### DIRECTIVE
In the material below, the lines containing the word "this" are required; copy each of them.
**** EXERCISE DATA
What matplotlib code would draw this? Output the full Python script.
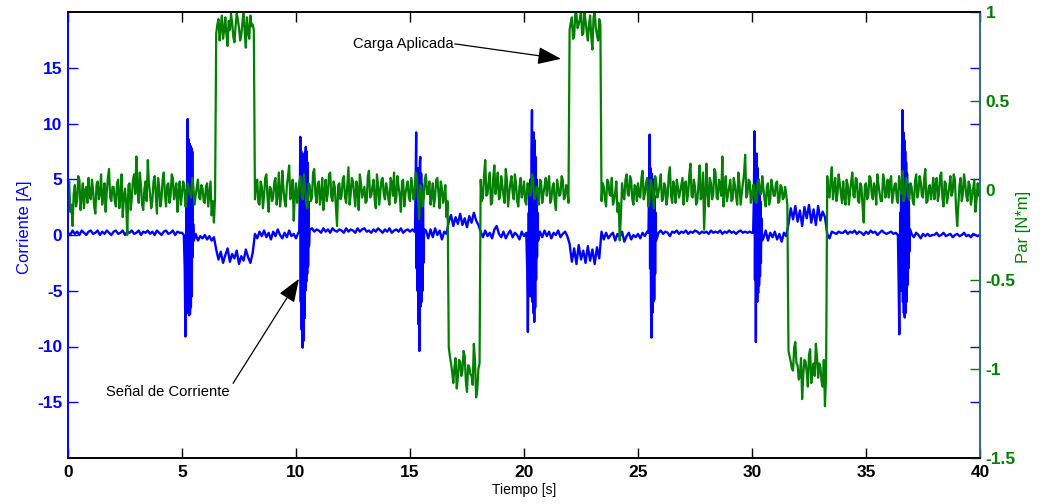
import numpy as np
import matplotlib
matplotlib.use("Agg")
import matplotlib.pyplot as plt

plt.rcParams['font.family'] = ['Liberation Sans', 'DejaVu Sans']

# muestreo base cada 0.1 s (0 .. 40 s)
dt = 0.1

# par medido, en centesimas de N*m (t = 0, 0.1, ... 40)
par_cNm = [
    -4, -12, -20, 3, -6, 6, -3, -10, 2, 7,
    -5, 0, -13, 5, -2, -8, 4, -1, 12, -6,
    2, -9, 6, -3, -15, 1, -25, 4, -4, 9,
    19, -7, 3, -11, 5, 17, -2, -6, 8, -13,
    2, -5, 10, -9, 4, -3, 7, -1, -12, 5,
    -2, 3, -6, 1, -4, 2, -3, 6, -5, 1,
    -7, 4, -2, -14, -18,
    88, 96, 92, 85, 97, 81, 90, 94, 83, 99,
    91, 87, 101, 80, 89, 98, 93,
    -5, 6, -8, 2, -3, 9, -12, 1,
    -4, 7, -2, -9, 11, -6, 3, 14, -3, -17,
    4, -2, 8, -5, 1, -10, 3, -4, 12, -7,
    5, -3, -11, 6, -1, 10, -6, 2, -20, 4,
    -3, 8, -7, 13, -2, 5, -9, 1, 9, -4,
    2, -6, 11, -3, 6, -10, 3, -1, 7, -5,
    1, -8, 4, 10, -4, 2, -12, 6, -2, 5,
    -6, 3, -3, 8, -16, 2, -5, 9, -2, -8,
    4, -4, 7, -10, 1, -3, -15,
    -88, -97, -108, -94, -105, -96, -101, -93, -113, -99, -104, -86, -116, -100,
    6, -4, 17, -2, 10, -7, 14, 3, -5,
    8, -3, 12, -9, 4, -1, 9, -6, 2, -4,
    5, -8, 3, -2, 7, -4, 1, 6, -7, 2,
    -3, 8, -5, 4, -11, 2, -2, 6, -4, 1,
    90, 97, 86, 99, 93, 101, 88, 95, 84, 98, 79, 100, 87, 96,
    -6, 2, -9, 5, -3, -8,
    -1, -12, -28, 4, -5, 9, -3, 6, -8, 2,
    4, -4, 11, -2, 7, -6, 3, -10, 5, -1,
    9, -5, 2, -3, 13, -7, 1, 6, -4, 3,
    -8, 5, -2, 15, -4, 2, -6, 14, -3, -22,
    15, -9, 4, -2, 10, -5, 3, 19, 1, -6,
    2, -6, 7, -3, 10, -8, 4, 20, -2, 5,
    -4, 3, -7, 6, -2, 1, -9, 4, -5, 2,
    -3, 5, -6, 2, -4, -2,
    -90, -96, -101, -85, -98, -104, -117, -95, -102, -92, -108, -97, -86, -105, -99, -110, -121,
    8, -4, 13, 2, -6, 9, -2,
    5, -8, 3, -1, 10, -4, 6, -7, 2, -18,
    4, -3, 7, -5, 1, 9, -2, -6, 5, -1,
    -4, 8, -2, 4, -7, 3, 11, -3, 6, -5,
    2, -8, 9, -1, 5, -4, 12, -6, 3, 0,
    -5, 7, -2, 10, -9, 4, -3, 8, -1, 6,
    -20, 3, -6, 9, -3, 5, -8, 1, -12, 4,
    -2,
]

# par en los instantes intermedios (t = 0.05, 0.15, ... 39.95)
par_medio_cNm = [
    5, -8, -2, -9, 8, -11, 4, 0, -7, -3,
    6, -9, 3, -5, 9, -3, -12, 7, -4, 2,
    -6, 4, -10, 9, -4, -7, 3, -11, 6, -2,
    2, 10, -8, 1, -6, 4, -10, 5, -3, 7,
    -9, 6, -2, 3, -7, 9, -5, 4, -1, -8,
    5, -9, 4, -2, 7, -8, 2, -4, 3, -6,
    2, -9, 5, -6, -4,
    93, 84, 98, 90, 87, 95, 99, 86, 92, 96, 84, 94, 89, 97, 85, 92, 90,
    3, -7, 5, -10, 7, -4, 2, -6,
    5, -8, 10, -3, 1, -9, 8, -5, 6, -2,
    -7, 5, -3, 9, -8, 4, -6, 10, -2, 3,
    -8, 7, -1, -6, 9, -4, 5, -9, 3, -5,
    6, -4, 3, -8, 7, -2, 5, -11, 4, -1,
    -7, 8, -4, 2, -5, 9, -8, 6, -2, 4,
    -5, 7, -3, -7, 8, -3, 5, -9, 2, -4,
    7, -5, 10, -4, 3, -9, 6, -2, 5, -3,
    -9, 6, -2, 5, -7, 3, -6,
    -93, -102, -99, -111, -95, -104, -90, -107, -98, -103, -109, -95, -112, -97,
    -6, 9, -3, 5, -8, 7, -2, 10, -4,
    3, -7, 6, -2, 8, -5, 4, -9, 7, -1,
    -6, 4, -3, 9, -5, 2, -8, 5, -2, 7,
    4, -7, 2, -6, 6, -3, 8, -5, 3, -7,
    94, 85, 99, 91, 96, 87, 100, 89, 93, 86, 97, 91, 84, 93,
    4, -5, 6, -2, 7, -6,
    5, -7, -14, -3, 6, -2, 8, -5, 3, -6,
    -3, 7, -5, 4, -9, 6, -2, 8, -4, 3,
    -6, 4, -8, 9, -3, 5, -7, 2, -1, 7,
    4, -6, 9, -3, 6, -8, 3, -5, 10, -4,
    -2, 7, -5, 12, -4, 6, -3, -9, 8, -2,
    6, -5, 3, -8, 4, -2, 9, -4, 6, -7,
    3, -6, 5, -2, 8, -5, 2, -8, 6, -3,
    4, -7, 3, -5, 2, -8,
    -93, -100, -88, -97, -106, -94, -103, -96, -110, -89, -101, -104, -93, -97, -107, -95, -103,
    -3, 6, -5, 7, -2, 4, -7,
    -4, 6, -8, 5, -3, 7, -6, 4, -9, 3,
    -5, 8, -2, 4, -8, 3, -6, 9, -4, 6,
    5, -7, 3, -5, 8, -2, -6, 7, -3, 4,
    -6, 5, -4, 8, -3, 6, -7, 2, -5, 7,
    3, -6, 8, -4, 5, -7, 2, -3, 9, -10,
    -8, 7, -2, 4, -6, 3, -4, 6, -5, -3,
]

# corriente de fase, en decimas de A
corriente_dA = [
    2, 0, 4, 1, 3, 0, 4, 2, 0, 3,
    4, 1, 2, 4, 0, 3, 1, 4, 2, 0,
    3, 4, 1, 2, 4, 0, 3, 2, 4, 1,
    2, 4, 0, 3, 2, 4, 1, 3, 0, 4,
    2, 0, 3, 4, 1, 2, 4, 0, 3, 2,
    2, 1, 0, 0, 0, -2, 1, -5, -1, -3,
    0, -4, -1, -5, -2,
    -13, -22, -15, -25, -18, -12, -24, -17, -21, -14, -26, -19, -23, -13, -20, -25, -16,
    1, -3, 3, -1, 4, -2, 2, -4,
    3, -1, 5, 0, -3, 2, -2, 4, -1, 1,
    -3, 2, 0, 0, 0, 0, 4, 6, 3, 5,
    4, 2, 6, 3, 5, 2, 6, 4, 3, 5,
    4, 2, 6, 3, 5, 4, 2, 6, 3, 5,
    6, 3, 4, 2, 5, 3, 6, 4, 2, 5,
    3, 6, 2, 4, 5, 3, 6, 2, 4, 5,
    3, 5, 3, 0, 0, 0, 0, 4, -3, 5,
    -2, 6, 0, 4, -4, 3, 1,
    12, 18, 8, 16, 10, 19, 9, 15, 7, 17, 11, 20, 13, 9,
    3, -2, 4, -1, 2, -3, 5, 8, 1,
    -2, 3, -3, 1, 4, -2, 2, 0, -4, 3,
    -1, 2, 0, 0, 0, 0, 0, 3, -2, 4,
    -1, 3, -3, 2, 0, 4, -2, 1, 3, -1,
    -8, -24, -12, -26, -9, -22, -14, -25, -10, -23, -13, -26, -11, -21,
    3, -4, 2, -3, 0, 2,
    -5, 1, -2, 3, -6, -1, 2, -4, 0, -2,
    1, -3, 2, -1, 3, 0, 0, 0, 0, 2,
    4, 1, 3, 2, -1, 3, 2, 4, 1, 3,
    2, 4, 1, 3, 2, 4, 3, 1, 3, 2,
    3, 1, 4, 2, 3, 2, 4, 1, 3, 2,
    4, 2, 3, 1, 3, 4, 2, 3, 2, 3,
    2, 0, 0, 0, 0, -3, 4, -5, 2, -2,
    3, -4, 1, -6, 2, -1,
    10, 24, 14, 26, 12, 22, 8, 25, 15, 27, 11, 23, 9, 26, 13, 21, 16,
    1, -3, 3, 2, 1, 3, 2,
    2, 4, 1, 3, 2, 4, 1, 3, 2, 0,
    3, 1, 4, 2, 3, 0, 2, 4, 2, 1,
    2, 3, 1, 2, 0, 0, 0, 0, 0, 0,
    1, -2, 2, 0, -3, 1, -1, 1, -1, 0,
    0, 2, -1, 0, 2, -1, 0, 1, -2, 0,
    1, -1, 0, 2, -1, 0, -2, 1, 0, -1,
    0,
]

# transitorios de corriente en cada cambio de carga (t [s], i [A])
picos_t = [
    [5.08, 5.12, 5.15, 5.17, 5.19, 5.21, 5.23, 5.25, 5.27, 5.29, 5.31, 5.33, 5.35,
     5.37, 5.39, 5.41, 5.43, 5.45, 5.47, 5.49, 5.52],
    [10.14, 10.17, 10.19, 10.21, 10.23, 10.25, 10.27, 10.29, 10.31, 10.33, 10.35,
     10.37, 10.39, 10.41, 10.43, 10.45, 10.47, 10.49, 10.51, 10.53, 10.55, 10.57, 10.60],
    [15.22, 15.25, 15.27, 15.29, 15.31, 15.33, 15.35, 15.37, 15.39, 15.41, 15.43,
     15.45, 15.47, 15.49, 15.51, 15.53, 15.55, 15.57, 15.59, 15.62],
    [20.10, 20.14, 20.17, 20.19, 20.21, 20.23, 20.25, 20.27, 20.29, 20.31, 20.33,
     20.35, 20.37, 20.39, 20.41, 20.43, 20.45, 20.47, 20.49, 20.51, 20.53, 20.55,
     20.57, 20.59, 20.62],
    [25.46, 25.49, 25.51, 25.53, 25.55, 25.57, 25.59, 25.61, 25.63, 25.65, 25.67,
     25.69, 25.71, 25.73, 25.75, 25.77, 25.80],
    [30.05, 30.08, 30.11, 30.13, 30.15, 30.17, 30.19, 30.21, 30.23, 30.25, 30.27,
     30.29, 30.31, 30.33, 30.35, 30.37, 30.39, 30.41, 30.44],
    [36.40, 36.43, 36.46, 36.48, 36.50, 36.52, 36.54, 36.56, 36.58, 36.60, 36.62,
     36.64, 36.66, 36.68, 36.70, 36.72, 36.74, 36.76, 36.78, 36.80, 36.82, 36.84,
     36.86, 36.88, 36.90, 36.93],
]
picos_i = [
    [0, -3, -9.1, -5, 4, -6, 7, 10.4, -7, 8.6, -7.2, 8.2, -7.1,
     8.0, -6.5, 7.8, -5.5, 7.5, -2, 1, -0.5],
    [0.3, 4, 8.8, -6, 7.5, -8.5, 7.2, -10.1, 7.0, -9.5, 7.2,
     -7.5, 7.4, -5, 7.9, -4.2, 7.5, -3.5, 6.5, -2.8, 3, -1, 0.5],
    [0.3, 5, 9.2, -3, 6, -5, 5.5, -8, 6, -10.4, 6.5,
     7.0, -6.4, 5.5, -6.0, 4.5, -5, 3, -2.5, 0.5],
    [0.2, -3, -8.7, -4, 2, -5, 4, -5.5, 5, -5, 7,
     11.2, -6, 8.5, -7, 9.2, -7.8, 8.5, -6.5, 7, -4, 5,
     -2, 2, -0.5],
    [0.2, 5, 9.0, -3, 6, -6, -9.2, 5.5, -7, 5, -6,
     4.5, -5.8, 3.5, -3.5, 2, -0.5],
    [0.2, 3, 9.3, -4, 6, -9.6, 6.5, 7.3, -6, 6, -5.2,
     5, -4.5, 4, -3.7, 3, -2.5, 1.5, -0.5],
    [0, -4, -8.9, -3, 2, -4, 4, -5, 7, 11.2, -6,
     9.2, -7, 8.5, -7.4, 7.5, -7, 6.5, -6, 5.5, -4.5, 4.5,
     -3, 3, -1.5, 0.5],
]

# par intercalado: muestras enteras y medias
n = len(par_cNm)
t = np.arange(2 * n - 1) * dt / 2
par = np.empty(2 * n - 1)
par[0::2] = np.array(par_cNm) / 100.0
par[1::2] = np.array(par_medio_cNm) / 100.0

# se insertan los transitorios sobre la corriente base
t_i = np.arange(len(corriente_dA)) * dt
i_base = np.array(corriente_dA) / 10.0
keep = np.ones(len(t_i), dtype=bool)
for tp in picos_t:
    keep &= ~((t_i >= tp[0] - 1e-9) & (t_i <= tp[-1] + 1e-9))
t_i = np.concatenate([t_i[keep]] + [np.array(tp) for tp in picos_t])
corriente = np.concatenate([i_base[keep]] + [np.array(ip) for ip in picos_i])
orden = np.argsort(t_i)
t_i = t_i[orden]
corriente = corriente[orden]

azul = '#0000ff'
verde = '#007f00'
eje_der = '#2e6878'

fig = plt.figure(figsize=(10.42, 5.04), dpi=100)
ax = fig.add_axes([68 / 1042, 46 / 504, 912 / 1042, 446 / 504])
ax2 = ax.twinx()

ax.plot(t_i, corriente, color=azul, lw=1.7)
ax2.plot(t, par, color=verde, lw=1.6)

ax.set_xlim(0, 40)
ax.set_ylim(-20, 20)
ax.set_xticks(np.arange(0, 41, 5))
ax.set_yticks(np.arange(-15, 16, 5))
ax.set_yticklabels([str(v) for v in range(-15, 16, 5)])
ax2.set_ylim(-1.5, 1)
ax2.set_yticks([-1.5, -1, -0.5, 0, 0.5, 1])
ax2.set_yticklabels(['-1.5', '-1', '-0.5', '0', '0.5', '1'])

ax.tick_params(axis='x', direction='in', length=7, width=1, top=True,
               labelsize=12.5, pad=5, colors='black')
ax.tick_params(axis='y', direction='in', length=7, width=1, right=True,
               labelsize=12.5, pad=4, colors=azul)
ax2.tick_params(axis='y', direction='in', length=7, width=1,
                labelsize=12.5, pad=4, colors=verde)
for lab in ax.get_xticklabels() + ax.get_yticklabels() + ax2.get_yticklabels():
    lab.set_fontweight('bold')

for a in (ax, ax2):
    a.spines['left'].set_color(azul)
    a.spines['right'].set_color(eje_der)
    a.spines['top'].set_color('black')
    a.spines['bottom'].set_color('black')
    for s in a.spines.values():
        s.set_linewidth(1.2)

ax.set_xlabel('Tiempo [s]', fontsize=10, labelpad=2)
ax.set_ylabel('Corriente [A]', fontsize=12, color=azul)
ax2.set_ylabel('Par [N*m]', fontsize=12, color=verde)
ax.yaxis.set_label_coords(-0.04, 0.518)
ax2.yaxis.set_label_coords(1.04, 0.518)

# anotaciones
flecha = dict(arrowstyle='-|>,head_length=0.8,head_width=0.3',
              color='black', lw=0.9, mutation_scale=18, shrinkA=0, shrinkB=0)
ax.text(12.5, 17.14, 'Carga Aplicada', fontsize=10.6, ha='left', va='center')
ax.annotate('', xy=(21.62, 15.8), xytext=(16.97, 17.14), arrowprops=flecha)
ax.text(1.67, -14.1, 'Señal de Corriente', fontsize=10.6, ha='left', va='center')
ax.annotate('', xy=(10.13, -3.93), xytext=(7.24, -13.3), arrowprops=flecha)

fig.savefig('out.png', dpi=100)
********
**** EXERCISE DATA
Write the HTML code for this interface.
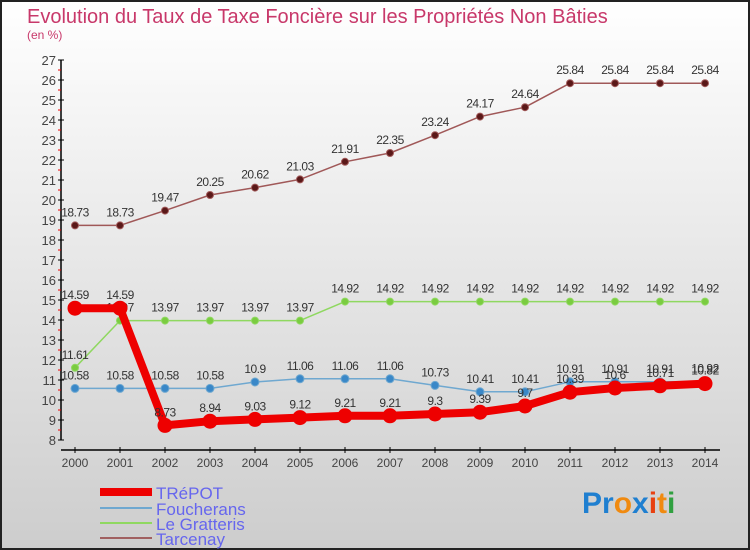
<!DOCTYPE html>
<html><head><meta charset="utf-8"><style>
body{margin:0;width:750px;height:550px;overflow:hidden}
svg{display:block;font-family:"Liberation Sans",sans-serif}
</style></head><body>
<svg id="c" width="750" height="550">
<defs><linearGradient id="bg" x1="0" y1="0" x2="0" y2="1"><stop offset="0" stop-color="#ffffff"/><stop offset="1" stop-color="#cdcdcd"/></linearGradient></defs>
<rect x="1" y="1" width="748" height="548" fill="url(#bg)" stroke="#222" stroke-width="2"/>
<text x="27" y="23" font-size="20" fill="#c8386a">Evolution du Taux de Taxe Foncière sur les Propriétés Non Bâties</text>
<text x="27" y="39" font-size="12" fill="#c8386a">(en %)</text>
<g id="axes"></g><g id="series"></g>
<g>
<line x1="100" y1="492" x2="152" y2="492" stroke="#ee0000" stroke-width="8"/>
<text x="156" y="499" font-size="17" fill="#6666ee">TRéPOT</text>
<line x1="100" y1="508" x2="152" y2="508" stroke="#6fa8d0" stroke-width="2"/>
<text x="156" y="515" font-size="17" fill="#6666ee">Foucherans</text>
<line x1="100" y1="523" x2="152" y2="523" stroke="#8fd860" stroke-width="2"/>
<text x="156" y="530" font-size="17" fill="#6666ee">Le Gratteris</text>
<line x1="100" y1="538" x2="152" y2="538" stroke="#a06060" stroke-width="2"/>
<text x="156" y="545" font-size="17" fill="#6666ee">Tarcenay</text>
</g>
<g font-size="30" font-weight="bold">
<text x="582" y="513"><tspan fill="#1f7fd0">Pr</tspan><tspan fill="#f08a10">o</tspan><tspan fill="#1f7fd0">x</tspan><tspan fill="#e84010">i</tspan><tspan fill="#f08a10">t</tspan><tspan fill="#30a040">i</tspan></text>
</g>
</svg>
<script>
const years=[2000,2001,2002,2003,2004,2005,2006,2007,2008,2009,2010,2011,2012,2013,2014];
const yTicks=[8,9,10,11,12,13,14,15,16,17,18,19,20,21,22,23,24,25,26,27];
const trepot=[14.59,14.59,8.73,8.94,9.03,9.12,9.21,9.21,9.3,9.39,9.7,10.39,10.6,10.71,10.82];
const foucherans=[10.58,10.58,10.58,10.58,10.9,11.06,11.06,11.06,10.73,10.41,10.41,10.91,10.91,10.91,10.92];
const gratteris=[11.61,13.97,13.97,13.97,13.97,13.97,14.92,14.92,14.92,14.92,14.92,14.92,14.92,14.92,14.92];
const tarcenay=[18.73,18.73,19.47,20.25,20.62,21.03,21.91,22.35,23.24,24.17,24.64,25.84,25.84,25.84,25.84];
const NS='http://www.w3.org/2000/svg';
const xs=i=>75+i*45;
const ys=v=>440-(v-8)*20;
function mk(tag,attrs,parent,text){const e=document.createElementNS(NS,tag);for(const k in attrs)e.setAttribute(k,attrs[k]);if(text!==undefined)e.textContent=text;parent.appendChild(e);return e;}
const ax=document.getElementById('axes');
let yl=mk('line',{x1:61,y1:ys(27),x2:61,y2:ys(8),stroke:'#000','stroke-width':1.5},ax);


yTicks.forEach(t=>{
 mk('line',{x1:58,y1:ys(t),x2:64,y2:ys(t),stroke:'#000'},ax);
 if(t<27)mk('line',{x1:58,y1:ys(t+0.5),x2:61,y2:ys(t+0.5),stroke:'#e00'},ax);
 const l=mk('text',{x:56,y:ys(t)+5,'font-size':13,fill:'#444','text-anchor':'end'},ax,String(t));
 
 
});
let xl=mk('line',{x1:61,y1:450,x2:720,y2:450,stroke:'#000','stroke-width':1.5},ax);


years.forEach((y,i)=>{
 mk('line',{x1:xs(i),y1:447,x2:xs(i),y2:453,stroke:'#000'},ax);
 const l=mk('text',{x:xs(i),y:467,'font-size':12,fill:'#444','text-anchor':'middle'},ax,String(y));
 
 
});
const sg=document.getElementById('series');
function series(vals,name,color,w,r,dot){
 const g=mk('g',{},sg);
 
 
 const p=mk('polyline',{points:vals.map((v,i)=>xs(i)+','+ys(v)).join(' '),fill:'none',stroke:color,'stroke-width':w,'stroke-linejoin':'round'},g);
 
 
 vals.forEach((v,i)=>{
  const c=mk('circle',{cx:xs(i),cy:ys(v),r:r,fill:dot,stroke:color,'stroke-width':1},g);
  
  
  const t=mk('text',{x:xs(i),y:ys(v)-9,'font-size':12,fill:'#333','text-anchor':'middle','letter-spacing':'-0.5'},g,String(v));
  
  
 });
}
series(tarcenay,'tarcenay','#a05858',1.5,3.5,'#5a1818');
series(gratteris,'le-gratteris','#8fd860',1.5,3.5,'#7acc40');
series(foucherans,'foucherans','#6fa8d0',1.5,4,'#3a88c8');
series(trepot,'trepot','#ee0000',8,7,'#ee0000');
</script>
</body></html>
********
### EXERCISE OUTPUT
What matplotlib code would draw this? Output the full Python script.
Write the HTML code for this interface.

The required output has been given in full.